Paper, of course, is not a new technology, but the increased urgency of finding a plastic replacement has thrown a spotlight on its previously overlooked benefits as a packaging material. For example, in the massive, $7.5 trillion global market for perishable food, paper consistently matches or outperforms plastic at ensuring food and beverages arrive intact, at the right temperature, and safe for consumption. Paper’s proven use cases include as an insulator for applications from coffee sleeves to the high voltage power cables on submarines.

In a series of tests, Ranpak engineers found paper to be competitive with expanded polystyrene (sometimes known by the brand name Styrofoam) and a plastic bubble pouch at keeping products cool. Companies needn’t compromise since it’s possible to develop industrial and consumer-facing cold chain solutions leveraging the power of 100% sustainable, biodegradable paper.

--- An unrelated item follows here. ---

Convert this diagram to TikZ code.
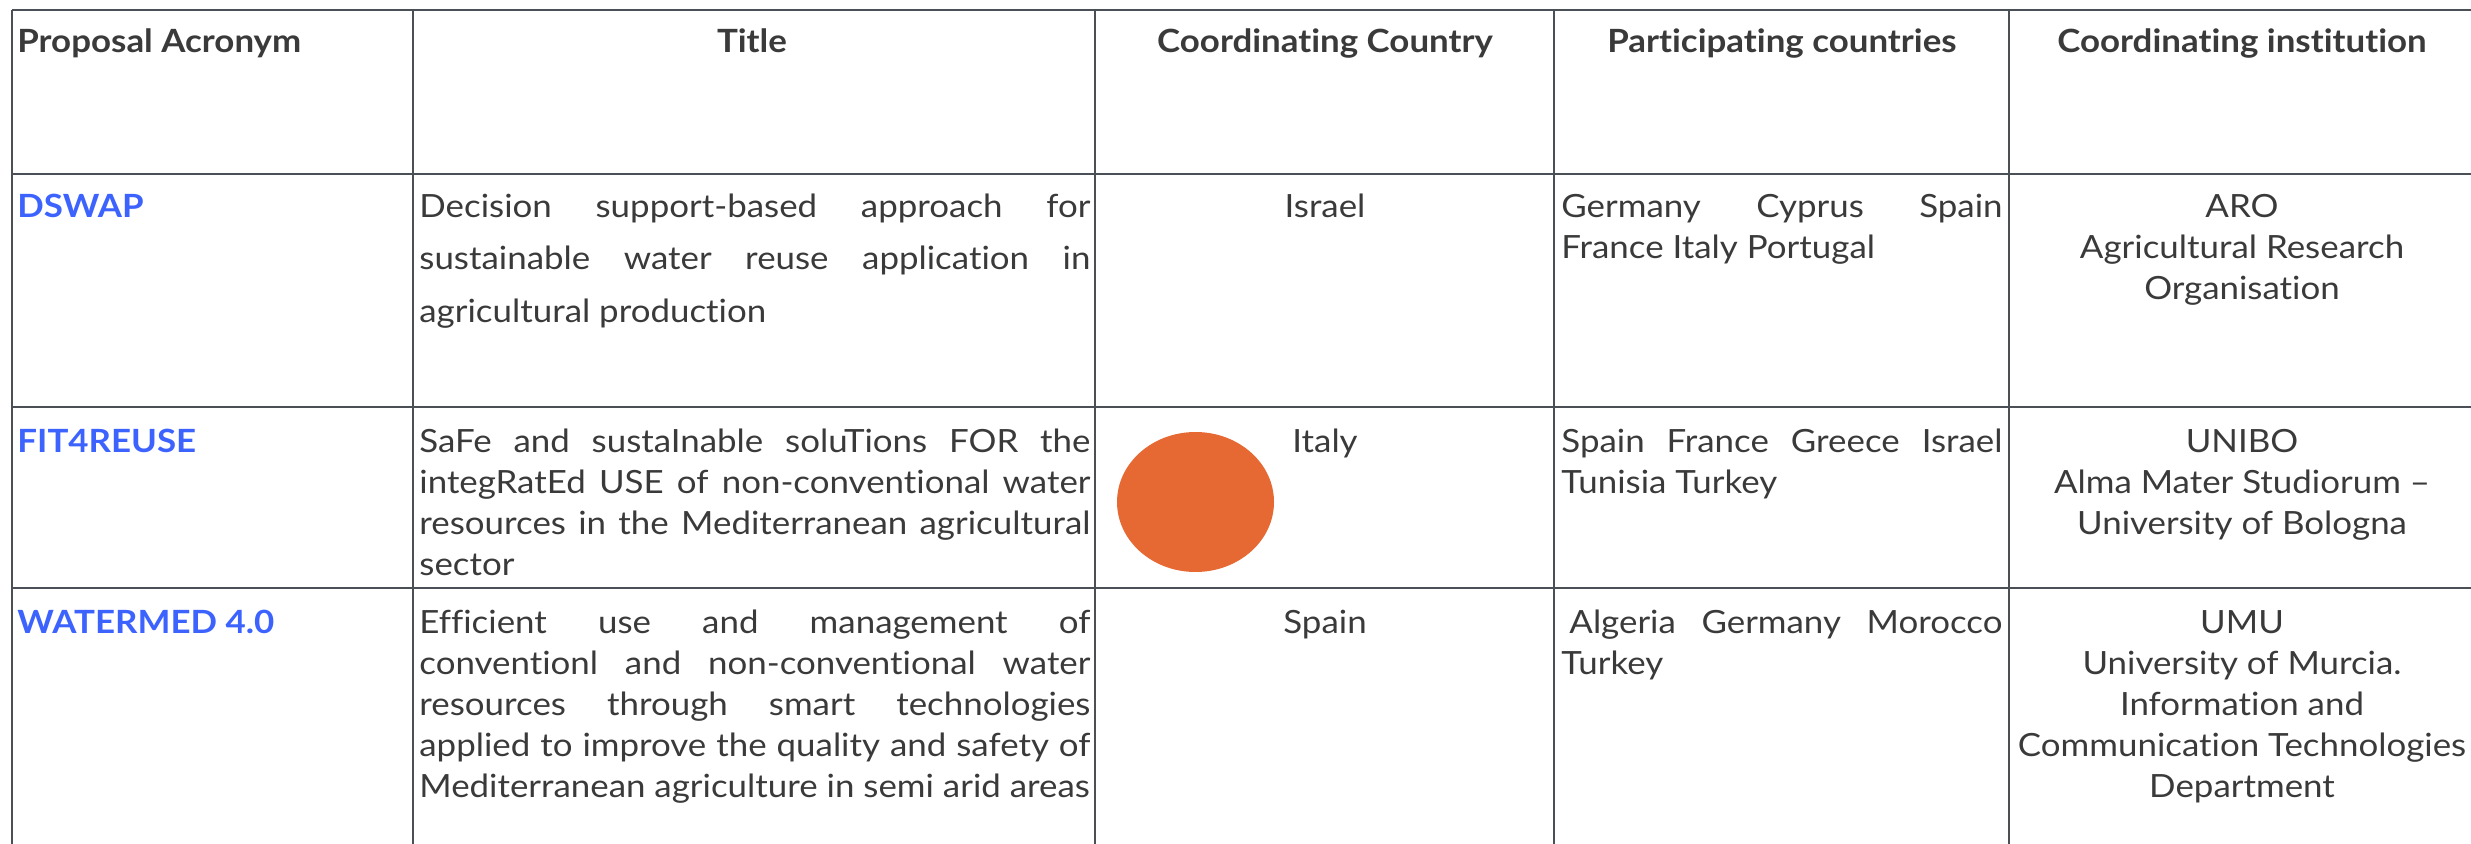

As companies weigh big decisions like switching from bubble wrap to paper, it’s worth considering that they have far-reaching consequences. For example, while both paper and bubble wrap work as protective packaging, bubble wrap’s volume is mostly air so it’s far less efficient and more expensive to transport than tightly wrapped paper, which offers similar protection with a smaller profile. Making the switch not only replaces a dirty packaging material with a clean one, it improves a companies’ emissions profile by consolidating space in transport, another point of pride to share with customers, driving future growth.

This transition from “junk” packaging to more sustainable formats has the potential to appeal to nearly all stakeholders. It’s through virtuous circles like these that sustainable paper packaging can delight your customers, please investors and grow your bottom line, all while doing what’s right for the planet. In the case of single-use packaging, doing good for the environment is also good for the bottom line.